Best of the Net 2015  



2015 NONFICTION WINNERS


Jesse Goolsby’s “Vas Deferens, Bears & Jacob: Why I Listen To My Children Breathe” from The Journal

"I know you would. Relax. Besides, aren't you supposed to ball up?" "What does she know about bears?" I say. "I grew up around bears. Bears don't even like to eat people. Black bears a little. Grizzlies will kill you, but don't eat you. Does she know that? And I don't know of anyone who faints. Fainting isn't even on the table for reactions. And she tells me that after her intern welds my testicle in the wrong place. Shouldn't I get jumpy? Does she just want me to lie there and let them Picasso my shit?" "But you're supposed to ball up so they play with you instead of kill you. I've heard that."
Rachel Michelle Hanson’s “Education” from Storyscape
Just after your seventeenth birthday your mother returns to the house from the psychiatric ward of the hospital in Abingdon or Elizabethan, you aren't sure which. She stays in bed all day. Her presence stifles the calm of her absence. It had been easier for you to tend the babies without her around. They were at ease and so were you.
Saffron Marchant’s “False Alarm” from Sweet: A Literary Confection
"Keep going, buddy." "Not too far to go now, ma'am." But they didn't know then that the Fire Department can't always get to that room in the sky where you are. Our pace slows, we hit an obstruction. Someone below is carrying a suitcase, hugged to his chest like a baby. 'Put the case down, man, you're holding us up.' At every floor more people file into the stairs, unsmiling. "Just put the fucking bag down." If I could, I'd kick off my shoes but they have an ankle strap, a complicated clasp. I'm slower than I should be. I might die because of a buckled shoe?
Harmony Neal’s “Simulacra” from Eleven Eleven
Most people do not experience that sort of burning love, that long-lasting connection that spans decades. Most of us don't get that in this world.
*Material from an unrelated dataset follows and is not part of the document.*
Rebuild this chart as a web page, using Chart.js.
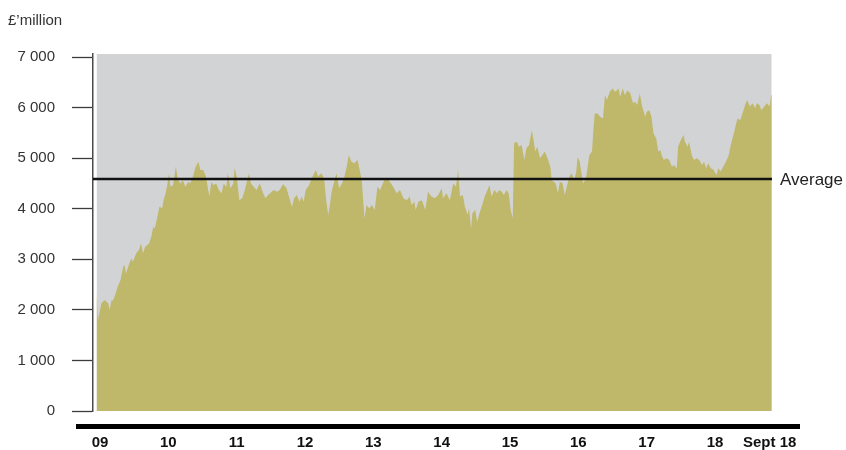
<!DOCTYPE html>
<html>
<head>
<meta charset="utf-8">
<script src="https://cdn.jsdelivr.net/npm/chart.js@4"></script>
<style>
  html, body { margin: 0; padding: 0; background: #fff; }
</style>
</head>
<body>
<canvas id="chart" width="846" height="450"></canvas>
<script>
// Dates as fractional years, values in £ million
const years = [
    2008.95, 2008.97, 2009.02, 2009.07, 2009.12, 2009.14, 2009.17, 2009.19, 2009.23, 2009.26,
    2009.30, 2009.34, 2009.36, 2009.38, 2009.43, 2009.46, 2009.48, 2009.53, 2009.57, 2009.60,
    2009.63, 2009.66, 2009.69, 2009.72, 2009.75, 2009.78, 2009.80, 2009.83, 2009.87, 2009.91,
    2009.93, 2009.96, 2009.98, 2010.01, 2010.03, 2010.07, 2010.11, 2010.14, 2010.18, 2010.21,
    2010.25, 2010.29, 2010.32, 2010.36, 2010.40, 2010.44, 2010.47, 2010.51, 2010.55, 2010.60,
    2010.63, 2010.66, 2010.70, 2010.74, 2010.78, 2010.81, 2010.85, 2010.87, 2010.91, 2010.95,
    2010.97, 2011.00, 2011.04, 2011.08, 2011.12, 2011.15, 2011.18, 2011.21, 2011.25, 2011.29,
    2011.34, 2011.38, 2011.42, 2011.46, 2011.49, 2011.54, 2011.59, 2011.63, 2011.68, 2011.73,
    2011.78, 2011.81, 2011.84, 2011.88, 2011.92, 2011.95, 2011.98, 2012.01, 2012.06, 2012.11,
    2012.16, 2012.19, 2012.24, 2012.28, 2012.31, 2012.34, 2012.37, 2012.39, 2012.42, 2012.46,
    2012.50, 2012.54, 2012.57, 2012.61, 2012.64, 2012.68, 2012.72, 2012.77, 2012.81, 2012.83,
    2012.87, 2012.90, 2012.94, 2012.98, 2013.02, 2013.06, 2013.10, 2013.14, 2013.17, 2013.22,
    2013.26, 2013.30, 2013.34, 2013.39, 2013.44, 2013.49, 2013.53, 2013.56, 2013.60, 2013.62,
    2013.66, 2013.71, 2013.76, 2013.80, 2013.85, 2013.90, 2013.95, 2014.00, 2014.02, 2014.07,
    2014.12, 2014.15, 2014.17, 2014.21, 2014.24, 2014.27, 2014.31, 2014.34, 2014.38, 2014.40,
    2014.43, 2014.45, 2014.49, 2014.52, 2014.56, 2014.60, 2014.63, 2014.67, 2014.70, 2014.73,
    2014.77, 2014.81, 2014.84, 2014.88, 2014.91, 2014.95, 2014.98, 2015.01, 2015.04, 2015.06,
    2015.10, 2015.13, 2015.17, 2015.21, 2015.24, 2015.28, 2015.32, 2015.34, 2015.37, 2015.40,
    2015.44, 2015.47, 2015.51, 2015.55, 2015.59, 2015.61, 2015.64, 2015.67, 2015.70, 2015.73,
    2015.77, 2015.80, 2015.83, 2015.87, 2015.90, 2015.94, 2015.97, 2015.99, 2016.02, 2016.05,
    2016.07, 2016.10, 2016.12, 2016.16, 2016.20, 2016.22, 2016.24, 2016.28, 2016.32, 2016.36,
    2016.39, 2016.42, 2016.46, 2016.50, 2016.54, 2016.59, 2016.61, 2016.65, 2016.68, 2016.72,
    2016.76, 2016.80, 2016.83, 2016.86, 2016.90, 2016.93, 2016.95, 2016.98, 2017.00, 2017.04,
    2017.07, 2017.10, 2017.14, 2017.17, 2017.20, 2017.22, 2017.25, 2017.29, 2017.33, 2017.37,
    2017.40, 2017.44, 2017.46, 2017.50, 2017.54, 2017.56, 2017.60, 2017.62, 2017.66, 2017.69,
    2017.73, 2017.77, 2017.81, 2017.84, 2017.87, 2017.90, 2017.94, 2017.98, 2018.02, 2018.05,
    2018.08, 2018.12, 2018.16, 2018.20, 2018.23, 2018.27, 2018.31, 2018.33, 2018.37, 2018.41,
    2018.44, 2018.47, 2018.51, 2018.55, 2018.59, 2018.61, 2018.65, 2018.68, 2018.72, 2018.76,
    2018.80, 2018.82, 2018.83
];
const values = [
    2360, 1800, 2130, 2195, 2130, 2000, 2195, 2180, 2330, 2460,
    2590, 2855, 2885, 2720, 2920, 3020, 2950, 3120, 3185, 3315,
    3120, 3250, 3280, 3315, 3445, 3645, 3610, 3775, 4040, 4010,
    4170, 4305, 4435, 4700, 4435, 4470, 4830, 4570, 4500, 4570,
    4435, 4535, 4500, 4635, 4830, 4930, 4765, 4765, 4635, 4240,
    4535, 4470, 4500, 4370, 4305, 4500, 4435, 4700, 4405, 4500,
    4800, 4635, 4170, 4205, 4370, 4535, 4700, 4500, 4435, 4370,
    4500, 4335, 4205, 4270, 4305, 4370, 4335, 4370, 4490, 4405,
    4170, 4040, 4205, 4270, 4140, 4240, 4140, 4370, 4470, 4635,
    4765, 4635, 4700, 4600, 4170, 3875, 4140, 4335, 4500, 4700,
    4405, 4500, 4600, 4830, 5060, 4930, 4900, 4965, 4700, 4570,
    3810, 4075, 4010, 4075, 3975, 4435, 4370, 4500, 4600, 4570,
    4500, 4405, 4305, 4370, 4205, 4170, 4240, 4075, 4140, 3975,
    4140, 4170, 3975, 4335, 4240, 4205, 4270, 4405, 4205, 4305,
    4170, 4370, 4500, 4435, 4765, 4240, 4270, 4040, 3875, 4010,
    3610, 3910, 3975, 3745, 3940, 4105, 4240, 4370, 4470, 4240,
    4370, 4305, 4370, 4335, 4270, 4370, 4305, 3975, 3810, 5295,
    5325, 5225, 5260, 4965, 5195, 5260, 5555, 5390, 5130, 5225,
    5000, 5060, 5130, 5000, 4830, 4570, 4535, 4500, 4305, 4535,
    4500, 4270, 4435, 4635, 4700, 4570, 4735, 5030, 4930, 4665,
    4500, 4570, 4665, 5060, 5130, 5555, 5885, 5885, 5820, 5785,
    6250, 6150, 6315, 6380, 6315, 6380, 6215, 6380, 6250, 6345,
    6280, 6085, 6115, 6050, 6280, 6050, 5950, 5820, 5920, 5950,
    5820, 5490, 5390, 5130, 5160, 5060, 4965, 5000, 4965, 4830,
    4865, 4800, 5225, 5360, 5460, 5325, 5225, 5325, 5060, 4965,
    5000, 4965, 4865, 4930, 4800, 4900, 4800, 4765, 4665, 4800,
    4735, 4830, 4930, 5060, 5260, 5460, 5690, 5785, 5755, 5920,
    6050, 6150, 6020, 6085, 5985, 6085, 6050, 5950, 6020, 6085,
    6020, 6250, 6280
];
const average = 4590;

const yTicks = [0, 1000, 2000, 3000, 4000, 5000, 6000, 7000];
const xTickYears = [2009, 2010, 2011, 2012, 2013, 2014, 2015, 2016, 2017, 2018, 2018.8];
const xTickLabels = ['09', '10', '11', '12', '13', '14', '15', '16', '17', '18', 'Sept 18'];

const xMin = 2008.8976, xMax = 2018.834, yMax = 7060;
const FONT = "'Liberation Sans', Arial, Helvetica, sans-serif";

function fmtThousands(v) {
    return String(v).replace(/\B(?=(\d{3})+(?!\d))/g, ' ');
}

// Average label and the heavy bar under the plot
const extras = {
    id: 'extras',
    afterDraw(chart) {
        const { ctx, chartArea, scales } = chart;
        ctx.save();
        ctx.fillStyle = '#000';
        ctx.fillRect(chartArea.left - 17, chartArea.bottom + 13, chartArea.right - chartArea.left + 45, 5);

        const y = scales.y.getPixelForValue(average);
        ctx.font = '17px ' + FONT;
        ctx.fillStyle = '#222';
        ctx.textAlign = 'left';
        ctx.textBaseline = 'middle';
        ctx.fillText('Average', chartArea.right + 8, y + 1);
        ctx.restore();
    }
};

const ctx = document.getElementById('chart').getContext('2d');
new Chart(ctx, {
    type: 'line',
    data: {
        datasets: [
            {
                label: 'Average',
                data: [{ x: xMin, y: average }, { x: xMax, y: average }],
                borderColor: '#111',
                borderWidth: 2.5,
                pointRadius: 0,
                fill: false,
                order: 0
            },
            {
                label: 'Value',
                data: years.map((yr, i) => ({ x: yr, y: values[i] })),
                borderColor: 'rgba(0,0,0,0)',
                borderWidth: 0,
                backgroundColor: '#bfb86b',
                pointRadius: 0,
                tension: 0,
                fill: 'origin',
                order: 1
            },
            {
                label: 'Background',
                data: [{ x: years[0], y: yMax }, { x: years[years.length - 1], y: yMax }],
                borderColor: 'rgba(0,0,0,0)',
                borderWidth: 0,
                backgroundColor: '#d2d3d5',
                pointRadius: 0,
                fill: 'origin',
                order: 2
            }
        ]
    },
    options: {
        responsive: false,
        animation: false,
        layout: { padding: { left: 8, right: 74, top: 0, bottom: 0 } },
        plugins: {
            legend: { display: false },
            tooltip: { enabled: false },
            title: {
                display: true,
                text: '£\u2019million',
                align: 'start',
                color: '#333',
                font: { family: FONT, size: 15, weight: 'normal' },
                padding: { top: 12, bottom: 24 }
            }
        },
        scales: {
            x: {
                type: 'linear',
                min: xMin,
                max: xMax,
                grid: { display: false, drawTicks: false },
                border: { display: false },
                afterBuildTicks: (scale) => {
                    scale.ticks = xTickYears.map(v => ({ value: v }));
                },
                afterFit: (scale) => { scale.height = 39; },
                ticks: {
                    autoSkip: false,
                    maxRotation: 0,
                    padding: 23,
                    color: '#111',
                    font: { family: FONT, size: 15, weight: 'bold' },
                    callback: (v, i) => xTickLabels[i]
                }
            },
            y: {
                min: 0,
                max: yMax,
                afterBuildTicks: (scale) => {
                    scale.ticks = yTicks.map(v => ({ value: v }));
                },
                afterFit: (scale) => { scale.width = 85; },
                grid: {
                    drawOnChartArea: false,
                    drawTicks: true,
                    tickLength: 21,
                    tickColor: '#3c3c3c',
                    tickWidth: 1.3
                },
                border: { display: true, color: '#4a4a4a', width: 1.5 },
                ticks: {
                    padding: 17,
                    color: '#333',
                    font: { family: FONT, size: 15 },
                    callback: (v) => fmtThousands(v)
                }
            }
        }
    },
    plugins: [extras]
});
</script>
</body>
</html>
But in the other worlds, in those alternate universes, in at least one, each of us gets that. And isn't that what each of us wants, more than anything? In our deepest recesses, burning down in our toes, this desire for a profound, unending love.
Meg Thompson’s “Guns and Country” from Hawai’i Pacific Review
The one other time I held a gun went just as poorly as the first. I tried for ten minutes to see something, anything, through the scope, but it was hopeless. My dad helped me position the gun in different ways but every time I brought it up to my eye all I saw were black fields, nothingness. It was as if the barrel of the gun was aimed directly into the dirt we stood on. My arms started to ache, but my dad wouldn't let me quit.